Question 8 explicitly states that the pill contains “Arnica Montana 30C”. Only someone with a good understanding of the nonsensical production methods of homeopathy would appreciate that this means that the pill does not contain any Arnica (it has all been diluted away). What would the average customer on the street conclude? In the original hearing, Professor Woods states that the labeling is designed for people who believe in homeopathy,
To begin with the fact that this is a homeopathic remedy, we are making provision for a group of people who believe in homeopathic remedies and, therefore, the first thing to establish is that this particular remedy is recognised by homeopathic practitioners as a homeopathic remedy. That is the essence of what we are trying to prove.
This is simple nonsense, as the products are likely to end up on the shelves of Boots where people may simply misread ‘homeopathic’ as ‘natural’ rather than ‘batshit magic pseudo-medicine’, the wording that ought to be on the label.
The MHRA appear to completely miss the point over homeopathy. As I have written before, they fail twice over. Firstly, they endorse misleading labels on homeopathic products and fail in their primary mission to “ensure that medicines and medical devices work.” Secondly, they appear to be blind to the blatant abuses that do go on in the creation of homeopathic medicines where claims are made explicitly and implicitly without even seeking MHRA approval.
The mistake that all regulatory efforts from this government has made is to attempt to regulate alternative medicines as if they were medicines. They are not: they are pseudo-medicines and need a different style of thinking. Trading Standards should take a more leading role in prosecuting misleading claims as they would with any other consumer product. The MHRA need to stop feeling they need to treat homeopathy as if it were medicine and give special dispensations in the claims that they can make. As with any other medicine, homeopathy should only be allowed to make claims if they can back them up with sound evidence.

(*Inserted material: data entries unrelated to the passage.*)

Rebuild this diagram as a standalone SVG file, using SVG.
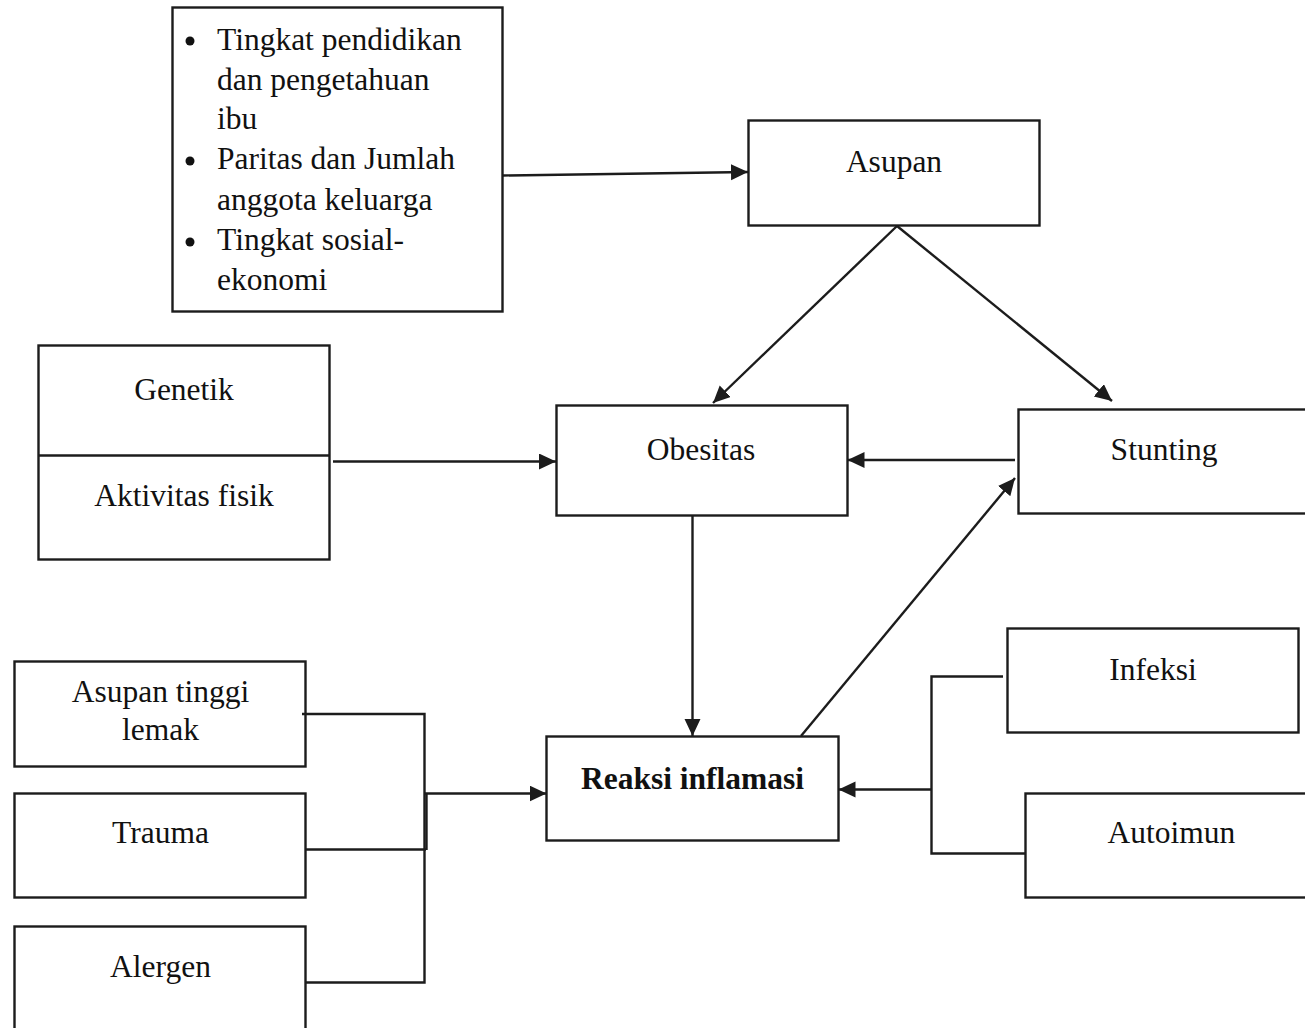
<svg xmlns="http://www.w3.org/2000/svg" width="1305" height="1028" viewBox="0 0 1305 1028">
<style>
.box{fill:#fff;stroke:#1c1c1c;stroke-width:2.4}
.t{font-family:"Liberation Serif","Times New Roman",serif;font-size:31.5px;fill:#111}
.c{text-anchor:middle}
.b{font-weight:bold}
.ln{fill:none;stroke:#1c1c1c;stroke-width:2.4}
.ar{fill:none;stroke:#1c1c1c;stroke-width:2.4;marker-end:url(#ah)}
</style>
<defs>
<marker id="ah" markerUnits="userSpaceOnUse" markerWidth="19" markerHeight="17" refX="17" refY="8" orient="auto">
<path d="M0,0 L17,8 L0,16 z" fill="#1c1c1c"/>
</marker>
</defs>
<rect width="1305" height="1028" fill="#fff"/>
<g id="faktor-ibu">
<rect class="box" x="172.5" y="7.5" width="330" height="304"/>
<circle cx="190" cy="41" r="4.5" fill="#111"/>
<circle cx="190" cy="161" r="4.5" fill="#111"/>
<circle cx="190" cy="242" r="4.5" fill="#111"/>
<text class="t" x="217" y="50">Tingkat pendidikan</text>
<text class="t" x="217" y="90">dan pengetahuan</text>
<text class="t" x="217" y="129">ibu</text>
<text class="t" x="217" y="169">Paritas dan Jumlah</text>
<text class="t" x="217" y="210">anggota keluarga</text>
<text class="t" x="217" y="250">Tingkat sosial-</text>
<text class="t" x="217" y="290">ekonomi</text>
</g>
<g id="asupan">
<rect class="box" x="748.5" y="120.5" width="291" height="105"/>
<text class="t c" x="894" y="172">Asupan</text>
</g>
<g id="genetik-aktivitas">
<rect class="box" x="38.5" y="345.5" width="291" height="214"/>
<line class="ln" x1="38.5" y1="455.5" x2="329.5" y2="455.5"/>
<text class="t c" x="184" y="400">Genetik</text>
<text class="t c" x="184" y="506">Aktivitas fisik</text>
</g>
<g id="obesitas">
<rect class="box" x="556.5" y="405.5" width="291" height="110"/>
<text class="t c" x="701" y="460">Obesitas</text>
</g>
<g id="stunting">
<rect class="box" x="1018.5" y="409.5" width="300" height="104"/>
<text class="t c" x="1164" y="460">Stunting</text>
</g>
<g id="reaksi-inflamasi">
<rect class="box" x="546.5" y="736.5" width="292" height="104"/>
<text class="t c b" x="692.5" y="789">Reaksi inflamasi</text>
</g>
<g id="asupan-tinggi-lemak">
<rect class="box" x="14.5" y="661.5" width="291" height="105"/>
<text class="t c" x="160.5" y="702">Asupan tinggi</text>
<text class="t c" x="160.5" y="740">lemak</text>
</g>
<g id="trauma">
<rect class="box" x="14.5" y="793.5" width="291" height="104"/>
<text class="t c" x="160.5" y="843">Trauma</text>
</g>
<g id="alergen">
<rect class="box" x="14.5" y="926.5" width="291" height="120"/>
<text class="t c" x="160.5" y="977">Alergen</text>
</g>
<g id="infeksi">
<rect class="box" x="1007.5" y="628.5" width="291" height="104"/>
<text class="t c" x="1153" y="680">Infeksi</text>
</g>
<g id="autoimun">
<rect class="box" x="1025.5" y="793.5" width="300" height="104"/>
<text class="t c" x="1171.5" y="843">Autoimun</text>
</g>
<g id="connectors">
<line class="ar" x1="503" y1="175.5" x2="748" y2="172"/>
<line class="ar" x1="897" y1="226" x2="713" y2="403"/>
<line class="ar" x1="897" y1="226" x2="1112" y2="401"/>
<line class="ar" x1="333" y1="461.5" x2="556" y2="461.5"/>
<line class="ar" x1="1015" y1="460" x2="847.5" y2="460"/>
<line class="ar" x1="692.5" y1="516" x2="692.5" y2="736"/>
<line class="ar" x1="801" y1="736" x2="1015" y2="478"/>
<polyline class="ln" points="302,714 424.5,714 424.5,982.5 306,982.5"/>
<line class="ln" x1="306" y1="849.5" x2="426" y2="849.5"/>
<line class="ln" x1="426.5" y1="793" x2="426.5" y2="850"/>
<line class="ar" x1="424.5" y1="793.5" x2="546.5" y2="793.5"/>
<polyline class="ln" points="1003,676.5 931.5,676.5 931.5,853.5 1025.5,853.5"/>
<line class="ar" x1="931.5" y1="789.5" x2="838.5" y2="789.5"/>
</g>
</svg>
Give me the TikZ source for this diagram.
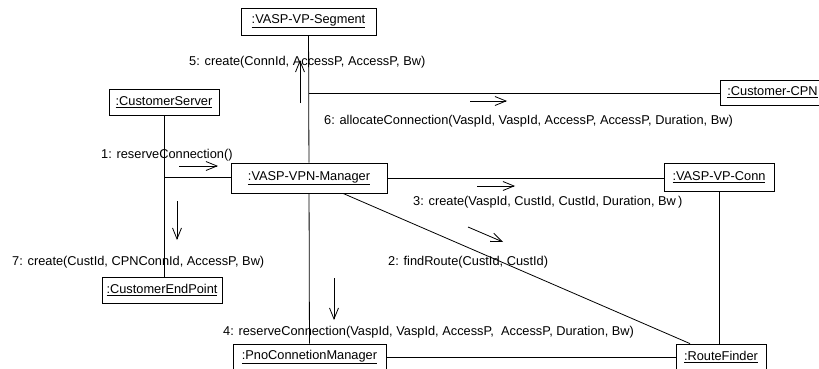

I understand that there are some efforts within the MHRA to look into the issues I have raised with them. It has been several months since I last heard from the investigating officer involved. My first enquiry took 17 months for a response. In the meantime, I hope the the upcoming publication of the House of Commons Evidence Check report into homeopathy will be severely critical of them for presiding over a regulatory regime that endorses the homeopathic trade in misleading the public.